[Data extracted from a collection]
***

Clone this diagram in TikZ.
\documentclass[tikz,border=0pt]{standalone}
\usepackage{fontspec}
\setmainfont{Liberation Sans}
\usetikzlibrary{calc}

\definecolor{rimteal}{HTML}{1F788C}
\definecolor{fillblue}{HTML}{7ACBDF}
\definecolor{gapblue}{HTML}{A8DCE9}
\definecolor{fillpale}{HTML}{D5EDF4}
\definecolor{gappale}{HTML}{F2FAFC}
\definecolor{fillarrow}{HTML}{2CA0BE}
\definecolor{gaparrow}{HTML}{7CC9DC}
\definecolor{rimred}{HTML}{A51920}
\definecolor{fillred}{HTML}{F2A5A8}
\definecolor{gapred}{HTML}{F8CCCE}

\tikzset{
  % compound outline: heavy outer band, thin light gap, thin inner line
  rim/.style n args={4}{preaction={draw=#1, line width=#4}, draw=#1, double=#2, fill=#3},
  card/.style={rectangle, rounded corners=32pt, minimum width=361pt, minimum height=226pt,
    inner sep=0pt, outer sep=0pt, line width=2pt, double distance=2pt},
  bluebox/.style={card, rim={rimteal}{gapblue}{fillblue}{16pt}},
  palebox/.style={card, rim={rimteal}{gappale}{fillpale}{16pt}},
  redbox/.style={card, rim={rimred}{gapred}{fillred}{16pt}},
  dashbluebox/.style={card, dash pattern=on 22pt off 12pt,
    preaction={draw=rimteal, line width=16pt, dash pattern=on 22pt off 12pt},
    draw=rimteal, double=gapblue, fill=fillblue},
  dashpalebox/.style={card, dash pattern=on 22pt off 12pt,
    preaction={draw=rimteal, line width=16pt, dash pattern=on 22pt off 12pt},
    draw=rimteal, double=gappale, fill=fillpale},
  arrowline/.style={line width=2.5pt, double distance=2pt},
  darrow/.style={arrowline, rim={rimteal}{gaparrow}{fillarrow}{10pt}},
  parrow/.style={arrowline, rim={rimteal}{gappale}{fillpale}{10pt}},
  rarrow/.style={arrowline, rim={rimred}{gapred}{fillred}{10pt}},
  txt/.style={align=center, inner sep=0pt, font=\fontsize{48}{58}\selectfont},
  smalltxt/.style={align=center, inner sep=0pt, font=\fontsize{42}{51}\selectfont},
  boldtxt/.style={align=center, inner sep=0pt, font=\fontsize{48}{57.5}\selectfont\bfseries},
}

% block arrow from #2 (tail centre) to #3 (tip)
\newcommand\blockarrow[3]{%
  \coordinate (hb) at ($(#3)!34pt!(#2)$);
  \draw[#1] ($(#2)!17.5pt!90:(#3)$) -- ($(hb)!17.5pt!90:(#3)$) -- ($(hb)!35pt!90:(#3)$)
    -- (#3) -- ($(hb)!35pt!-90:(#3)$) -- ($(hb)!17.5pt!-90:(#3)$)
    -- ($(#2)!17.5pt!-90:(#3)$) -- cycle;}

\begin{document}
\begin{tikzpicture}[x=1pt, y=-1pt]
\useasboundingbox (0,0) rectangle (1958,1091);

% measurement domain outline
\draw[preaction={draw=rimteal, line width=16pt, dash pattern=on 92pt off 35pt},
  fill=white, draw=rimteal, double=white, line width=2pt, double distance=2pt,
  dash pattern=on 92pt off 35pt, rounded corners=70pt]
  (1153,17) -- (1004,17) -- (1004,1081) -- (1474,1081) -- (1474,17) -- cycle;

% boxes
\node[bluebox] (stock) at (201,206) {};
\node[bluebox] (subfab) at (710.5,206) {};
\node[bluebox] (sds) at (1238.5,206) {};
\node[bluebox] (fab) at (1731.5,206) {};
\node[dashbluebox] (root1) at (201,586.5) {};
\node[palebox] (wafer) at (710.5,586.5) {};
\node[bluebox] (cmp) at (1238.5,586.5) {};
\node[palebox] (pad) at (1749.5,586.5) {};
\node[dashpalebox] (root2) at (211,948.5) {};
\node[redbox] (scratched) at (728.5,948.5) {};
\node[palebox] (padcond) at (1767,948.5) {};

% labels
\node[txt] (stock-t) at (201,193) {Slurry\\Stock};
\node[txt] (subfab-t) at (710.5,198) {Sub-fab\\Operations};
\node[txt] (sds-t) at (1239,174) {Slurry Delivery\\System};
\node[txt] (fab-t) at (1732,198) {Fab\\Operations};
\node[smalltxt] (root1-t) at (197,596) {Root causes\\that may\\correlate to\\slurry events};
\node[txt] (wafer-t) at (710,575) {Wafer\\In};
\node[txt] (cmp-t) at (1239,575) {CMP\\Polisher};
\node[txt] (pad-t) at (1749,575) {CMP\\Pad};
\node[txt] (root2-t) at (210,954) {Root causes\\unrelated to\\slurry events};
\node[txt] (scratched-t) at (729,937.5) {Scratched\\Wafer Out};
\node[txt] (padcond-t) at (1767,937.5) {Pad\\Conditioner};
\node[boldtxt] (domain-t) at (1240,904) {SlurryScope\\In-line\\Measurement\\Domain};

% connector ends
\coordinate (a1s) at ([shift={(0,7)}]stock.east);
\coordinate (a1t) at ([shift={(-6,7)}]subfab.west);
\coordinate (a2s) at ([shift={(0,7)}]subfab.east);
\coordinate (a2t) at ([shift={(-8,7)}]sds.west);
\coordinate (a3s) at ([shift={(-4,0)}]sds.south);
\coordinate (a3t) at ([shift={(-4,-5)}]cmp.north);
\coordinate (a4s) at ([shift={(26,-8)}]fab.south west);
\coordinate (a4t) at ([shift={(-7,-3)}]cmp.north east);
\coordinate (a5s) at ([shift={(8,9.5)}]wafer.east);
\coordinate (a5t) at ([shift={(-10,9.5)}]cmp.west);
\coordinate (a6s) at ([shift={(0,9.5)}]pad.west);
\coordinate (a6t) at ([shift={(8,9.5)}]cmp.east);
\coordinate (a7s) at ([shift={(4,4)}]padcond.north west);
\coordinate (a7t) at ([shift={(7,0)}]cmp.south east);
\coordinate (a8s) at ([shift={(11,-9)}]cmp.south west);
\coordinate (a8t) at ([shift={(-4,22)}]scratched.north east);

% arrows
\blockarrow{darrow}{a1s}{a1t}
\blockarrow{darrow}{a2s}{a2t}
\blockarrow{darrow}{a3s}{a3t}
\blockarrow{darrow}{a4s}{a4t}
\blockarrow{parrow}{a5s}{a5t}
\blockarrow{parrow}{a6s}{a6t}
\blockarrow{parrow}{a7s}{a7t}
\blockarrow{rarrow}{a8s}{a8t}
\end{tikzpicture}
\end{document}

***

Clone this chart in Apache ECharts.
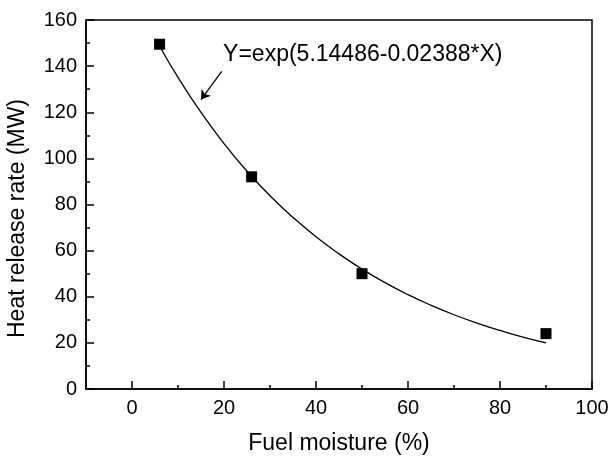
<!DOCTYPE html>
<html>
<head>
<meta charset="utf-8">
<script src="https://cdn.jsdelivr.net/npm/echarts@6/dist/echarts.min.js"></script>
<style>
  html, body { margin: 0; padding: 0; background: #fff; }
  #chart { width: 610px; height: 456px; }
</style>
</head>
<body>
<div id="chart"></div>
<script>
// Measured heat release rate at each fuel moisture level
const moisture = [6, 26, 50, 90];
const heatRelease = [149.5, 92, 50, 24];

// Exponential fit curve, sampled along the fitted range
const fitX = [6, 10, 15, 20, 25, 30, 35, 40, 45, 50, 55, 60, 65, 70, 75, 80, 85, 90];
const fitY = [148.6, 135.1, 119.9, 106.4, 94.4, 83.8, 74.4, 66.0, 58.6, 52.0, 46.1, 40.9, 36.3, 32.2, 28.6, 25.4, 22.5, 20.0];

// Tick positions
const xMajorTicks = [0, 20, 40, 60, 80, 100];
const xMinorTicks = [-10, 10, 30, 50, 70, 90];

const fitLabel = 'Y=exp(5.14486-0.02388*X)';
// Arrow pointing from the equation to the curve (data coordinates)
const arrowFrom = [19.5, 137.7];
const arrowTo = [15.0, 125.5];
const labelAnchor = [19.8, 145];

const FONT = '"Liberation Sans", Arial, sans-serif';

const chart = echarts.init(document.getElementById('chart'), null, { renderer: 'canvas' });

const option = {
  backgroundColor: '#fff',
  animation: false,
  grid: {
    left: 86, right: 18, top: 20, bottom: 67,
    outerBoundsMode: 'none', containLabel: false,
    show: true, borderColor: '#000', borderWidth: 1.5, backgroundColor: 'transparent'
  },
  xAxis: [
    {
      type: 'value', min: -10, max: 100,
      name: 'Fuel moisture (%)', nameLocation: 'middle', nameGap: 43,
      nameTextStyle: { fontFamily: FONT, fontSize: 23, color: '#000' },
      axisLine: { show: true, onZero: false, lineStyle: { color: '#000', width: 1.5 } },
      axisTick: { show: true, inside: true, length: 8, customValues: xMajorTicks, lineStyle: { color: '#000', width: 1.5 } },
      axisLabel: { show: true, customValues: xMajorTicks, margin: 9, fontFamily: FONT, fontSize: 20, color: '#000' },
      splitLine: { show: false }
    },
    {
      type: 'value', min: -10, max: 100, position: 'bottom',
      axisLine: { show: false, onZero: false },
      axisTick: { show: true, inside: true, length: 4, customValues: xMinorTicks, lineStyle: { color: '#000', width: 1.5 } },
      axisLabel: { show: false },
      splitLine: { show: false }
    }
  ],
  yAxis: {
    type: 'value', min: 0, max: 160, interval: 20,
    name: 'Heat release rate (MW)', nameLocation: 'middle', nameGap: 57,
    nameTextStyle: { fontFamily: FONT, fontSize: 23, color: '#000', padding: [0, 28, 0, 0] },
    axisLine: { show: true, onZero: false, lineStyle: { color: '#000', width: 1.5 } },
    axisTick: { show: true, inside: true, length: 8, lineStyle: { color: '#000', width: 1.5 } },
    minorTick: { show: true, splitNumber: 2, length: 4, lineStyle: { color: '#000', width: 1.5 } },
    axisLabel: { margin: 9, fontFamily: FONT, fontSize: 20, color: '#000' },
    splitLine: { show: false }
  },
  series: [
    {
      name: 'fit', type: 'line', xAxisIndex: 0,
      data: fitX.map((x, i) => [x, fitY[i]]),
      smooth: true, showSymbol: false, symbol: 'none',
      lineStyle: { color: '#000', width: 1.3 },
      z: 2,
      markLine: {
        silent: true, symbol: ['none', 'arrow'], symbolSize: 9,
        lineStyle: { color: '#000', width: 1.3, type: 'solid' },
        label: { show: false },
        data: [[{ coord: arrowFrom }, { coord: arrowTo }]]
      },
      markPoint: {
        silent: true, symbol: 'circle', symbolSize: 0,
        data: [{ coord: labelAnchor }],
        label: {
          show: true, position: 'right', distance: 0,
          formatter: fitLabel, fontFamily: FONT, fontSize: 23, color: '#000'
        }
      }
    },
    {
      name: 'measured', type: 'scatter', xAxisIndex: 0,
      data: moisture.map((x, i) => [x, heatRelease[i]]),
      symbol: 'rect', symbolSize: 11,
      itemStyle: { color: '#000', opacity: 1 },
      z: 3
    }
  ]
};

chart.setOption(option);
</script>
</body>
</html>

***

### Requirements
Copy the listing above exactly, but only from the line with "Clone this chart in Apache ECharts." through the line with "const labelAnchor = [19.8, 145];", including those two lines and excluding any picture.

### Exercise answer
Clone this chart in Apache ECharts.
<!DOCTYPE html>
<html>
<head>
<meta charset="utf-8">
<script src="https://cdn.jsdelivr.net/npm/echarts@6/dist/echarts.min.js"></script>
<style>
  html, body { margin: 0; padding: 0; background: #fff; }
  #chart { width: 610px; height: 456px; }
</style>
</head>
<body>
<div id="chart"></div>
<script>
// Measured heat release rate at each fuel moisture level
const moisture = [6, 26, 50, 90];
const heatRelease = [149.5, 92, 50, 24];

// Exponential fit curve, sampled along the fitted range
const fitX = [6, 10, 15, 20, 25, 30, 35, 40, 45, 50, 55, 60, 65, 70, 75, 80, 85, 90];
const fitY = [148.6, 135.1, 119.9, 106.4, 94.4, 83.8, 74.4, 66.0, 58.6, 52.0, 46.1, 40.9, 36.3, 32.2, 28.6, 25.4, 22.5, 20.0];

// Tick positions
const xMajorTicks = [0, 20, 40, 60, 80, 100];
const xMinorTicks = [-10, 10, 30, 50, 70, 90];

const fitLabel = 'Y=exp(5.14486-0.02388*X)';
// Arrow pointing from the equation to the curve (data coordinates)
const arrowFrom = [19.5, 137.7];
const arrowTo = [15.0, 125.5];
const labelAnchor = [19.8, 145];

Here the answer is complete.